The trade we made for the iPhone runs in the opposite direction. We would exhaust Earth’s lithium reserves before giving everyone an iPhone and an electric car. The math doesn’t work. The math has never worked. We have built a civilization whose central aspirational object cannot be universally distributed even in principle, on a planet that already produces enough to feed, clothe, house, and heal every person on it.

This is not an oversight. This is our design.


What we lost. What is still here.

New York Harbor was once surrounded by 220,000 acres of oyster reefs — roughly the combined landmass of all five boroughs — containing nearly half of the world’s oysters. The Lenape ate them for millennia without depleting them. Within three hundred years of European arrival, the reefs were gone. The harbor that once filtered itself through the work of trillions of bivalves now requires billion-dollar engineering projects to approximate what the oysters did for free.

This pattern repeats. The biomass of wild mammals has fallen to roughly one-seventh that of livestock; plant biomass has been halved since the rise of human civilization. The world is not running out of capacity. The world is being prevented from expressing the capacity it still has.

And yet — and this is the heart of it — the damage is repairable. A single restored acre of perennial polyculture, modeled on the oak savanna, produces nearly twice the human-edible calories of an acre of corn, with no annual planting, no synthetic fertilizer, no pesticide, and a soil profile that improves rather than degrades. The land remembers how to do this. It has been waiting for permission.


The thesis.

This series is the long form of a single argument, approached from four directions:

The mathematical case: that abundance, not scarcity, is the default state of any healthy living system, and that scarcity is something we have to actively produce and maintain. The theological case: that the texts we have read as commands to dominate were, in their original languages and ecological contexts, instructions to tend and keep — and that the Bible is partly a fossil record of indigenous ecological knowledge that lost its methodology when it lost its relationship to the ecotone. The ecological case: that every functioning natural system is a feedback loop optimized for abundance, and that the five toxic patterns we have built our civilizations around — patriarchy, imperialism, ethno-religious supremacy, colonialism, and extractive capitalism — are each natural phenomena scaled past their functional range. And the neurobiological case: that the human nervous system, given the conditions it actually evolved for, defaults to rest, repair, and connection — not to the perpetual threat-response we have come to mistake for adulthood.

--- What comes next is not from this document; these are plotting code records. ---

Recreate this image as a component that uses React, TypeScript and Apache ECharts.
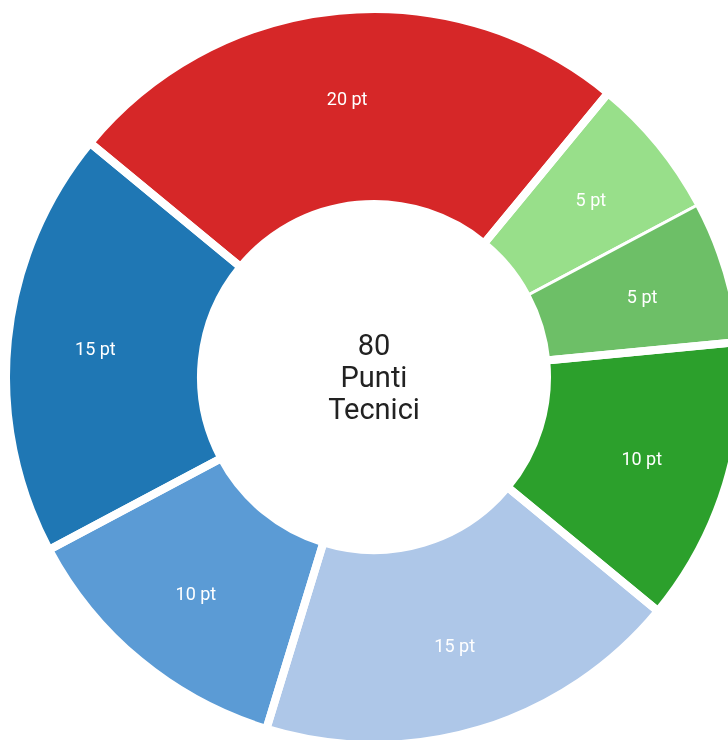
import React, { useEffect, useRef } from "react";
import * as echarts from "echarts";

const categories = ["Voce A", "Voce B", "Voce C", "Voce D", "Voce E", "Voce F", "Voce G"];
const values = [20, 5, 5, 10, 15, 10, 15];
const colors = ["#d62728", "#98df8a", "#6dbf67", "#2ca02c", "#aec7e8", "#5b9bd5", "#1f77b4"];
const groups = [0, 1, 1, 2, 3, 4, 5];
const centerLabel = "Punti\nTecnici";
const unit = "pt";

const FONT = "Roboto, 'Noto Sans', sans-serif";

export default function App() {
  const ref = useRef<HTMLDivElement>(null);
  useEffect(() => {
    if (!ref.current) return;
    const chart = echarts.init(ref.current, undefined, { renderer: "svg" });
    const total = values.reduce((a, b) => a + b, 0);
    const groupSums: number[] = [];
    groups.forEach((g, i) => {
      groupSums[g] = (groupSums[g] || 0) + values[i];
    });
    const center = [374, 377];
    const startAngle = 140.5;
    chart.setOption({
      animation: false,
      series: [
        {
          type: "pie",
          radius: [173, 368],
          center,
          startAngle,
          clockwise: true,
          silent: true,
          emphasis: { disabled: true },
          label: { show: false },
          labelLine: { show: false },
          data: values.map((v, i) => ({
            name: categories[i],
            value: v,
            itemStyle: { color: colors[i], borderColor: "#ffffff", borderWidth: 3 },
          })),
        },
        {
          type: "pie",
          radius: [173, 368],
          center,
          startAngle,
          clockwise: true,
          silent: true,
          emphasis: { disabled: true },
          label: { show: false },
          labelLine: { show: false },
          data: groupSums.map((v, i) => ({
            name: "g" + i,
            value: v,
            itemStyle: { color: "rgba(0,0,0,0)", borderColor: "#ffffff", borderWidth: 8 },
          })),
        },
        {
          type: "pie",
          radius: [182, 372],
          center,
          startAngle,
          clockwise: true,
          silent: true,
          emphasis: { disabled: true },
          avoidLabelOverlap: false,
          labelLine: { show: false },
          label: {
            show: true,
            position: "inside",
            formatter: (p: any) => `${p.value} ${unit}`,
            color: "#ffffff",
            fontSize: 18,
            fontFamily: FONT,
            fontWeight: "normal",
          },
          data: values.map((v, i) => ({
            name: categories[i],
            value: v,
            itemStyle: { color: "rgba(0,0,0,0)", borderWidth: 0 },
          })),
        },
      ],
      graphic: [
        {
          type: "text",
          x: center[0],
          y: center[1],
          silent: true,
          style: {
            text: `${total}\n${centerLabel}`,
            x: 0,
            y: 0,
            align: "center",
            verticalAlign: "middle",
            fontSize: 29,
            lineHeight: 32,
            fontFamily: FONT,
            fill: "#222222",
          },
        },
      ],
    });
    return () => chart.dispose();
  }, []);
  return (
    <div
      ref={ref}
      style={{ position: "fixed", left: 0, top: 0, width: 728, height: 740 }}
    />
  );
}
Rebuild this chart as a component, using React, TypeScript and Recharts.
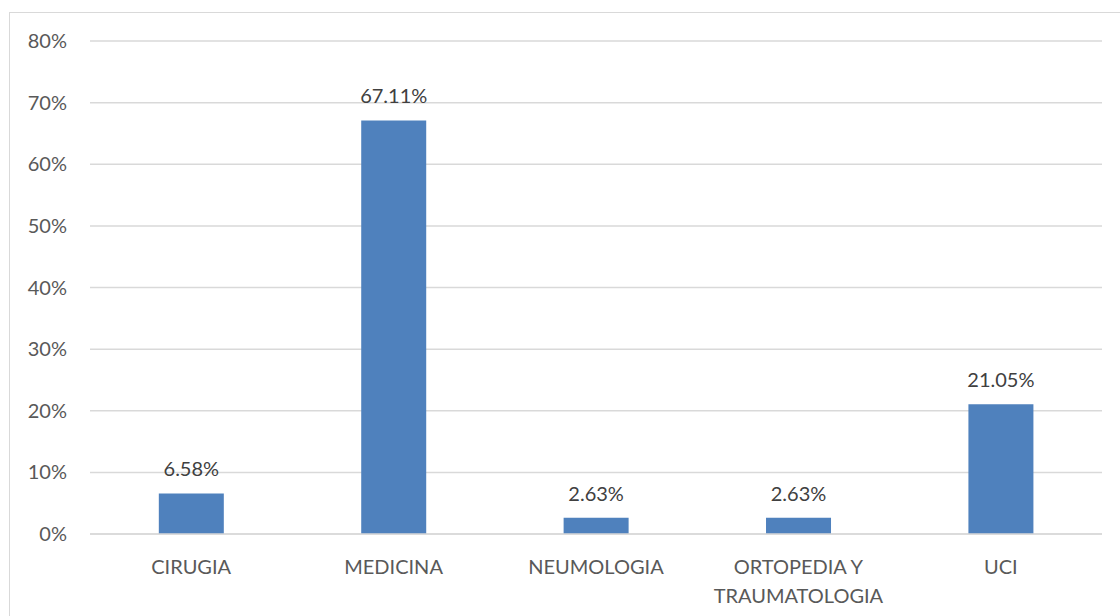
import React from 'react';
import { BarChart, Bar, XAxis, YAxis, CartesianGrid, LabelList } from 'recharts';

const categories = ['CIRUGIA', 'MEDICINA', 'NEUMOLOGIA', 'ORTOPEDIA Y TRAUMATOLOGIA', 'UCI'];
const values = [6.58, 67.11, 2.63, 2.63, 21.05];
const yTicks = [0, 10, 20, 30, 40, 50, 60, 70, 80];

const data = categories.map((name, i) => ({ name, value: values[i] }));

const FONT = 'Lato, "Open Sans", sans-serif';

const XTick = (props: any) => {
  const { x, y, payload } = props;
  const label: string = payload.value;
  let lines = [label];
  if (label.length > 14) {
    const idx = label.lastIndexOf(' ');
    lines = [label.slice(0, idx), label.slice(idx + 1)];
  }
  return (
    <text x={x} y={y} textAnchor="middle" fill="#595959" fontSize={20} fontFamily={FONT}>
      {lines.map((l, i) => (
        <tspan key={i} x={x} dy={i === 0 ? 32 : 29}>{l}</tspan>
      ))}
    </text>
  );
};

export default function App() {
  return (
    <div style={{ position: 'absolute', left: 0, top: 0, width: 1120, height: 616, overflow: 'hidden', background: '#fff' }}>
      <div style={{ position: 'absolute', left: 9, top: 12, width: 1140, height: 640, border: '1px solid #D9D9D9', boxSizing: 'border-box' }} />
      <div style={{ position: 'absolute', left: 0, top: 0 }}>
        <BarChart
          width={1120}
          height={616}
          data={data}
          margin={{ top: 41, right: 18, bottom: 0, left: 10 }}
          barCategoryGap="34%"
        >
          <CartesianGrid vertical={false} stroke="#D9D9D9" strokeWidth={1.5} />
          <XAxis
            dataKey="name"
            height={82}
            axisLine={{ stroke: '#D9D9D9', strokeWidth: 1.5 }}
            tickLine={false}
            tick={<XTick />}
            interval={0}
          />
          <YAxis
            width={80}
            domain={[0, 80]}
            ticks={yTicks}
            axisLine={false}
            tickLine={false}
            tickSize={0}
            tickMargin={23}
            tickFormatter={(v: number) => `${v}%`}
            tick={{ fill: '#595959', fontSize: 20, fontFamily: FONT }}
          />
          <Bar dataKey="value" fill="#4F81BD" isAnimationActive={false}>
            <LabelList
              dataKey="value"
              position="top"
              offset={17}
              formatter={(v: number) => `${v.toFixed(2)}%`}
              style={{ fill: '#404040', fontSize: 20, fontFamily: FONT }}
            />
          </Bar>
        </BarChart>
      </div>
    </div>
  );
}
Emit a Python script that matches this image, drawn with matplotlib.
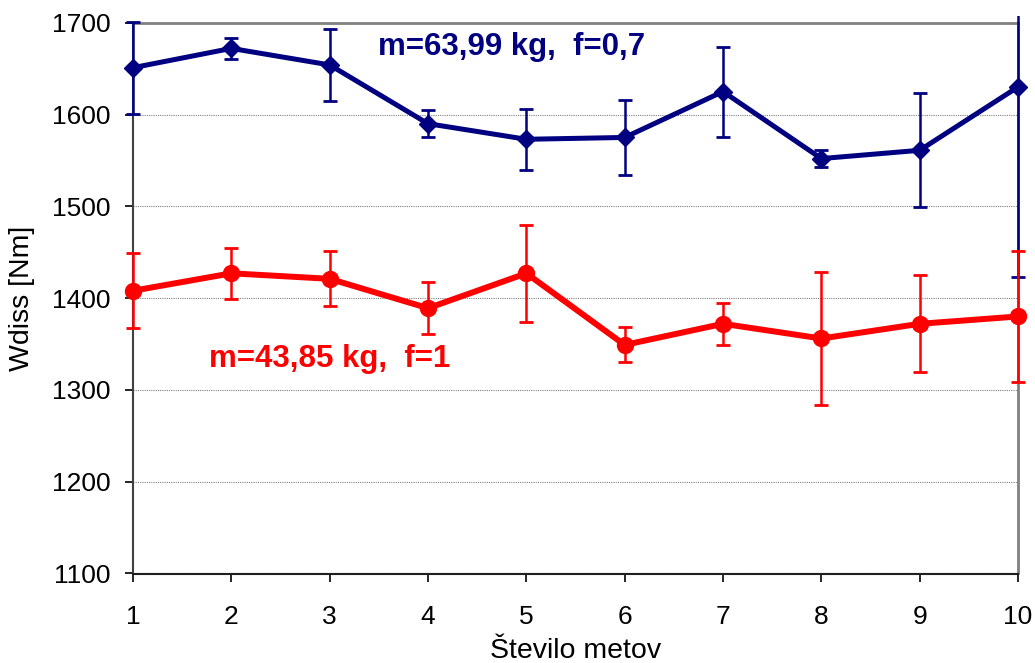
import matplotlib
matplotlib.use("Agg")
import matplotlib.pyplot as plt
from matplotlib.transforms import Bbox

plt.rcParams['font.family'] = ['Liberation Sans', 'DejaVu Sans']

# number of throws
throws = [1, 2, 3, 4, 5, 6, 7, 8, 9, 10]

# m=63,99 kg, f=0,7
heavy_w = [1651, 1672, 1654, 1590, 1573, 1575, 1625, 1552, 1561, 1630]
heavy_err = [50, 11, 39, 15, 33, 41, 49, 9, 62, 207]

# m=43,85 kg, f=1
light_w = [1408, 1427, 1421, 1389, 1427, 1349, 1372, 1356, 1372, 1380]
light_err = [41, 28, 30, 28, 53, 19, 23, 72, 53, 71]

navy = '#000080'
red = '#FF0000'

fig = plt.figure(figsize=(10.35, 6.63), dpi=100)
ax = fig.add_axes([133 / 1035, 1 - 573.5 / 663, (1018 - 133) / 1035, (573.5 - 22.7) / 663])

blue = ax.errorbar(throws, heavy_w, yerr=heavy_err, color=navy, lw=3.6,
                   marker='D', ms=9, elinewidth=1.8, capsize=5, capthick=2,
                   clip_on=False, zorder=3)
redc = ax.errorbar(throws, light_w, yerr=light_err, color=red, lw=4.3,
                   marker='o', ms=11.5, elinewidth=1.8, capsize=5, capthick=2,
                   clip_on=False, zorder=4)

# clip slightly above the plot area, like the original
clip = Bbox.from_extents(0, 0, 1035, 663 - 16)
for cont in (blue, redc):
    for art in list(cont.lines[1]) + list(cont.lines[2]):
        art.set_clip_on(True)
        art.set_clip_box(clip)

ax.set_xlim(1, 10)
ax.set_ylim(1100, 1700)
ax.set_xticks(throws)
ax.set_yticks(range(1100, 1701, 100))
ax.yaxis.grid(True, color='#808080', linestyle=(0, (1, 1)), lw=0.8)
ax.set_axisbelow(True)

ax.spines['left'].set_color('#404040')
ax.spines['bottom'].set_color('#202020')
ax.spines['top'].set_color('#808080')
ax.spines['right'].set_color('#808080')
for s in ax.spines.values():
    s.set_linewidth(1.5)
ax.spines['top'].set_linewidth(2)
ax.spines['right'].set_linewidth(2)

ax.tick_params(axis='both', direction='out', length=6, width=1.2,
               labelsize=19, colors='#000000')
ax.tick_params(axis='y', pad=10)
ax.tick_params(axis='x', pad=17)

ax.set_xlabel('Število metov', fontsize=20.5, labelpad=6)
ax.set_ylabel('Wdiss [Nm]', fontsize=20.5, labelpad=12)

ax.text(3.49, 1665, 'm=63,99 kg,  f=0,7', color=navy, fontsize=22.5,
        fontweight='bold', va='baseline')
ax.text(1.77, 1325, 'm=43,85 kg,  f=1', color=red, fontsize=22.5,
        fontweight='bold', va='baseline')

fig.savefig('out.png', dpi=100)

These four converge on a single conclusion. The sins are small. The healings are small. The work is not punishing labor. The work is the letting go of the things we have placed in the way of what the land, the body, and the spirit already want to do.

Effortless healing, not punishing labor.


The gate was never locked.

We walked away from the garden. We can walk back.

That’s the whole series, in ten words.

The articles that follow will take this apart slowly — the etymology, the ecology, the systems theory, the math, the theology. And the practical work: what restoration actually looks like on a piece of land in Western North Carolina, in Leicester, in the cove forests of the Southern Appalachians. Some of the oldest plant communities in North America. One of the oldest mountain ranges in the world. Still doing exactly what they were designed to do.

The lawn is a recent invention. The garden is older than memory.

We were fed once. We can be fed again.